___ Provided data ___

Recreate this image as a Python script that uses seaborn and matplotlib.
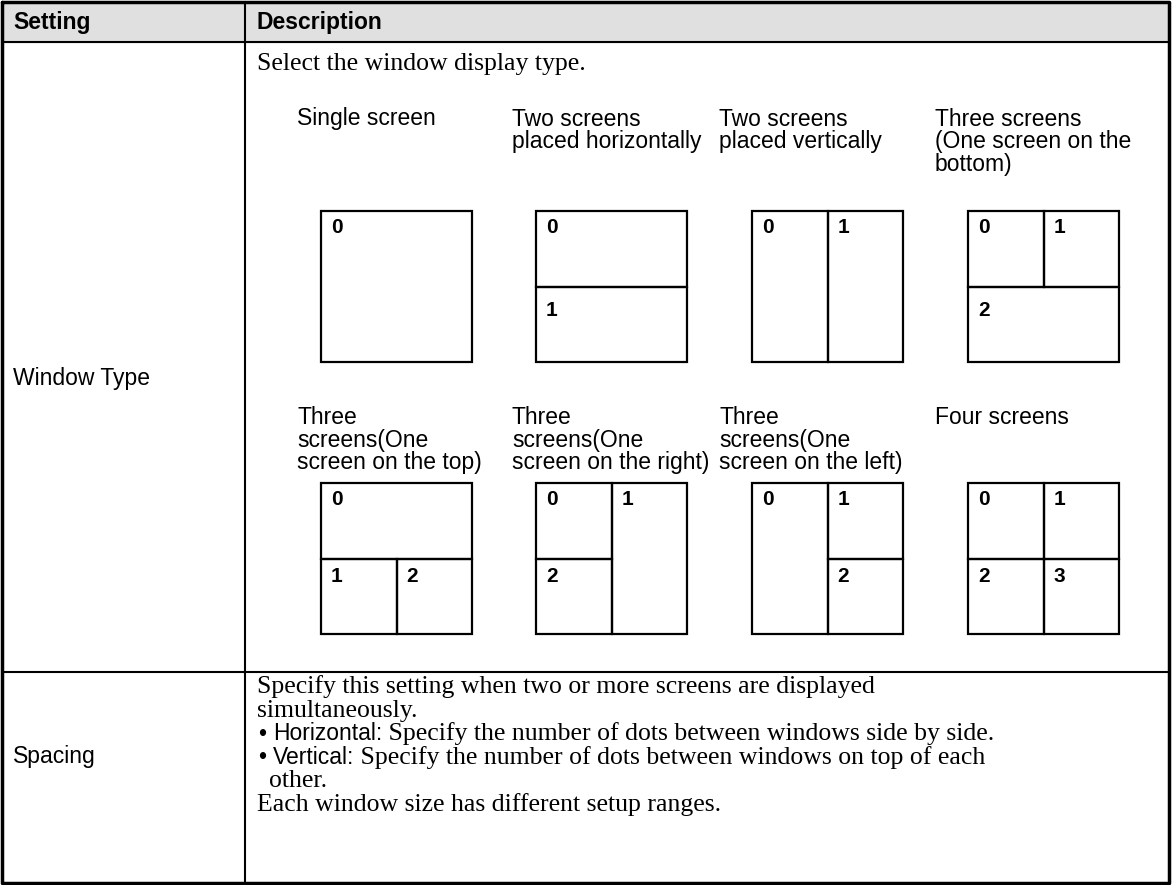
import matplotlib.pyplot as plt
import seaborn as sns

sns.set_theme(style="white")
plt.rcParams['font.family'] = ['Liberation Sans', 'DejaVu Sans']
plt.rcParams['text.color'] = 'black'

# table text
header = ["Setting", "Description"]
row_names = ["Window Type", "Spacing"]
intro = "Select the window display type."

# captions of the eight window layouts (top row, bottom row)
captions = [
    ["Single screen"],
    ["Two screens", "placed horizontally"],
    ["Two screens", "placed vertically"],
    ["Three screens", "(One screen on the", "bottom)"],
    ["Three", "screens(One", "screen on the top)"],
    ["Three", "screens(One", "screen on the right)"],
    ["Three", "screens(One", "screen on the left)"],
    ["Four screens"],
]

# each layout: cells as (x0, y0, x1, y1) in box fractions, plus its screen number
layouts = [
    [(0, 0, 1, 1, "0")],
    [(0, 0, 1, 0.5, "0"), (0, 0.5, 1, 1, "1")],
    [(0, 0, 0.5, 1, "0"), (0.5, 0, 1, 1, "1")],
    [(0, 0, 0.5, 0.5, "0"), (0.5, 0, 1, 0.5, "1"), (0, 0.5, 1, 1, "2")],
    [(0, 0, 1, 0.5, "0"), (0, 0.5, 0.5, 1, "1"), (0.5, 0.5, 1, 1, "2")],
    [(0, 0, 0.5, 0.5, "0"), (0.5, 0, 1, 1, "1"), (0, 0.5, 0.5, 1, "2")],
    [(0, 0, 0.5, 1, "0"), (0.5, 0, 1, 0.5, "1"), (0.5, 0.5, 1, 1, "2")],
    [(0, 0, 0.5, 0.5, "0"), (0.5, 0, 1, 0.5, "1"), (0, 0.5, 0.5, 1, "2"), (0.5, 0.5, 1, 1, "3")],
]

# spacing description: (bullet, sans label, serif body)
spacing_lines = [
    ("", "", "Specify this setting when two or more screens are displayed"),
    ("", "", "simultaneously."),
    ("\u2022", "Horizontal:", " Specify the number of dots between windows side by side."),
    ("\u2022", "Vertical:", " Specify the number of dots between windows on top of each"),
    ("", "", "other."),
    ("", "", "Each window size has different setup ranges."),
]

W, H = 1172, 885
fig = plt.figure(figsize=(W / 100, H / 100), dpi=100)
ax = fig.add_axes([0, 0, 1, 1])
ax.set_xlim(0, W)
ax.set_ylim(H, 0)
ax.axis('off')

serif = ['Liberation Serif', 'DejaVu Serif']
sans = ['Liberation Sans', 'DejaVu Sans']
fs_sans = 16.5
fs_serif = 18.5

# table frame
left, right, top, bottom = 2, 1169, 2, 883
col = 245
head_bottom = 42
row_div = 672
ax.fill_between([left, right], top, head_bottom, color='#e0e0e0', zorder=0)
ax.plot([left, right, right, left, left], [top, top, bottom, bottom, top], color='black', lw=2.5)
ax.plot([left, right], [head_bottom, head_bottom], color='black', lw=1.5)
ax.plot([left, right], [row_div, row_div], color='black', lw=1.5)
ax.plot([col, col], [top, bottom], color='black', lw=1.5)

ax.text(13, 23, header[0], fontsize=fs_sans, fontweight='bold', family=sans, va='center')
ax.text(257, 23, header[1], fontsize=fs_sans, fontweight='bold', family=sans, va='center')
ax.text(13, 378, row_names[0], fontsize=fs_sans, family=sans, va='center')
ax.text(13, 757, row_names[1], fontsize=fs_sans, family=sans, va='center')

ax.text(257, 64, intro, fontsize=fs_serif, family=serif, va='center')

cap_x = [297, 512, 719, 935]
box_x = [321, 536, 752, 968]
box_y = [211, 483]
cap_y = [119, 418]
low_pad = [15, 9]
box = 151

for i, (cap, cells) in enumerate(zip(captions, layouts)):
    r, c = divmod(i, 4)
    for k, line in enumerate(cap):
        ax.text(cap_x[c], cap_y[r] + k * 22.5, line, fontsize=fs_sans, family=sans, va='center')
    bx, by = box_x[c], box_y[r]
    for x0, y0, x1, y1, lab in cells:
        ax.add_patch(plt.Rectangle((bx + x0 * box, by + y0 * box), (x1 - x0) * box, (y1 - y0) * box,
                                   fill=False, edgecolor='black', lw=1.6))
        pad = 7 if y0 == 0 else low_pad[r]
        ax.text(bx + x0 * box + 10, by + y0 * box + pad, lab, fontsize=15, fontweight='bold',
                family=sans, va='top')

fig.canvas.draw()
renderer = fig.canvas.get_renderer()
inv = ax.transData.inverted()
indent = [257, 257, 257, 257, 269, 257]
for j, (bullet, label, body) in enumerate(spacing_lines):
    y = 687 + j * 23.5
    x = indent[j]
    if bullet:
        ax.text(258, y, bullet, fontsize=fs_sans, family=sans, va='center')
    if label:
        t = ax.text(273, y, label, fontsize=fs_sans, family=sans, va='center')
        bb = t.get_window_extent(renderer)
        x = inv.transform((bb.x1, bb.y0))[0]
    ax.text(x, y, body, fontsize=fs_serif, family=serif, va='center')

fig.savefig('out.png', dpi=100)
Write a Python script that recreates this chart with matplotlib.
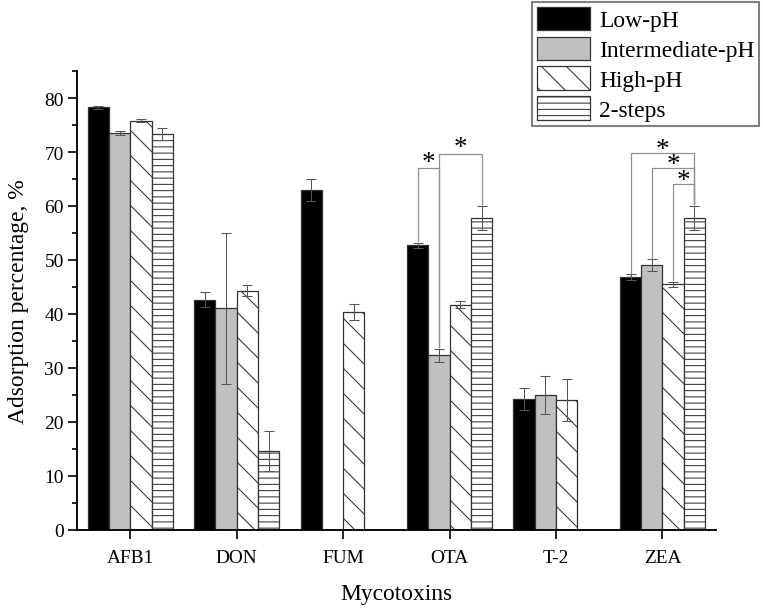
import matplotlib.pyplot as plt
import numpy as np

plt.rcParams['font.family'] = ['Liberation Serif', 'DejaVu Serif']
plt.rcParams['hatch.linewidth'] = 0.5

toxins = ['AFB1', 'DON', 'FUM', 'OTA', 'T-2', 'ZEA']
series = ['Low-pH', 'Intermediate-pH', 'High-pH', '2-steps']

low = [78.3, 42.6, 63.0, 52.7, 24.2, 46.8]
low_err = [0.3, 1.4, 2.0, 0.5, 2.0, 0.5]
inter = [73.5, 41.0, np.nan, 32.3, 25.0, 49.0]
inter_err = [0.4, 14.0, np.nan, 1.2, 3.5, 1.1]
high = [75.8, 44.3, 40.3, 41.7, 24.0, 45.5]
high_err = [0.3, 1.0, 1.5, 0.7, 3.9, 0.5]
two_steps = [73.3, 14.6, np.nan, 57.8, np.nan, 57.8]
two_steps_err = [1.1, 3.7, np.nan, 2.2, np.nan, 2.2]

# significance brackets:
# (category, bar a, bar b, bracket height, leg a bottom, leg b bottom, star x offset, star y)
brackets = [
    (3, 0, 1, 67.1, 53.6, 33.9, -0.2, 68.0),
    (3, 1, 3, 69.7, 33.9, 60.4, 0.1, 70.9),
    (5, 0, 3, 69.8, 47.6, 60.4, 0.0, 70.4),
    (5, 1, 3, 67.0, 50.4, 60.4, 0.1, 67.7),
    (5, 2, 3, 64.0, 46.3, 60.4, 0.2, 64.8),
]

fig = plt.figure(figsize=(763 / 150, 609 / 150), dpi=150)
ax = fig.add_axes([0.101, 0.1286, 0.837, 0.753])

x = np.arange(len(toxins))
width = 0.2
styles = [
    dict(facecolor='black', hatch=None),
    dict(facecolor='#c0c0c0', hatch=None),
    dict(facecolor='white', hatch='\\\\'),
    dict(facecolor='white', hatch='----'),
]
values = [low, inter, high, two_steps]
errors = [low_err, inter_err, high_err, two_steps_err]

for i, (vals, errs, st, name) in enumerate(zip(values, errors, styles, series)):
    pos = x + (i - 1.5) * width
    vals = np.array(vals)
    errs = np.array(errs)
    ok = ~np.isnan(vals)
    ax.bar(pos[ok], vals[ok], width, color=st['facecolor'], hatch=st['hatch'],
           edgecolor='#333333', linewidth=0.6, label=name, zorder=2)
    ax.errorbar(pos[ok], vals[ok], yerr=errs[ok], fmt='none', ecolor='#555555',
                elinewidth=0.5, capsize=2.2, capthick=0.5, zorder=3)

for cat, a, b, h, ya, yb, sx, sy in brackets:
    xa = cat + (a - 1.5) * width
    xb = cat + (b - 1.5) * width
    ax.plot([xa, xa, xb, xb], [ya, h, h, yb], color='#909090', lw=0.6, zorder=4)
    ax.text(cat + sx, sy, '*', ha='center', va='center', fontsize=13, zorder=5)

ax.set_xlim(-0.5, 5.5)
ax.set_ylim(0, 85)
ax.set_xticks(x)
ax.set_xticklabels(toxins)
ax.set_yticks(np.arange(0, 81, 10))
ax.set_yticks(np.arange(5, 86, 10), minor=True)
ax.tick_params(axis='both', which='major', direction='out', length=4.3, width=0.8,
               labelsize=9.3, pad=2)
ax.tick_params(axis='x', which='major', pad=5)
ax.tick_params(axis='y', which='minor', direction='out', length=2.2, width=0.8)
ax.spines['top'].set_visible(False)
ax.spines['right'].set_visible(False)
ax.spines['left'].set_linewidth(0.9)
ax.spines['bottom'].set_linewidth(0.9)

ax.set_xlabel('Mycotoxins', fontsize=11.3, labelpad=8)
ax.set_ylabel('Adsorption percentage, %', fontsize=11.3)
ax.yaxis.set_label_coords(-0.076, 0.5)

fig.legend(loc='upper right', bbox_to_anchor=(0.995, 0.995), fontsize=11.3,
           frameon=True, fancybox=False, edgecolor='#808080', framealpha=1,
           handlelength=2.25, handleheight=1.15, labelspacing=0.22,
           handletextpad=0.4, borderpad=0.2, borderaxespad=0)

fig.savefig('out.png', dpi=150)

___

→ What you have to do:
Taking the material above, give again exactly the lines from the one holding "Write a Python" through the one holding "two_steps_err = [1.1, 3.7, np.nan, 2.2, np.nan, 2.2]", with both ends and without pictures.

→ Response for this exercise:
Write a Python script that recreates this chart with matplotlib.
import matplotlib.pyplot as plt
import numpy as np

plt.rcParams['font.family'] = ['Liberation Serif', 'DejaVu Serif']
plt.rcParams['hatch.linewidth'] = 0.5

toxins = ['AFB1', 'DON', 'FUM', 'OTA', 'T-2', 'ZEA']
series = ['Low-pH', 'Intermediate-pH', 'High-pH', '2-steps']

low = [78.3, 42.6, 63.0, 52.7, 24.2, 46.8]
low_err = [0.3, 1.4, 2.0, 0.5, 2.0, 0.5]
inter = [73.5, 41.0, np.nan, 32.3, 25.0, 49.0]
inter_err = [0.4, 14.0, np.nan, 1.2, 3.5, 1.1]
high = [75.8, 44.3, 40.3, 41.7, 24.0, 45.5]
high_err = [0.3, 1.0, 1.5, 0.7, 3.9, 0.5]
two_steps = [73.3, 14.6, np.nan, 57.8, np.nan, 57.8]
two_steps_err = [1.1, 3.7, np.nan, 2.2, np.nan, 2.2]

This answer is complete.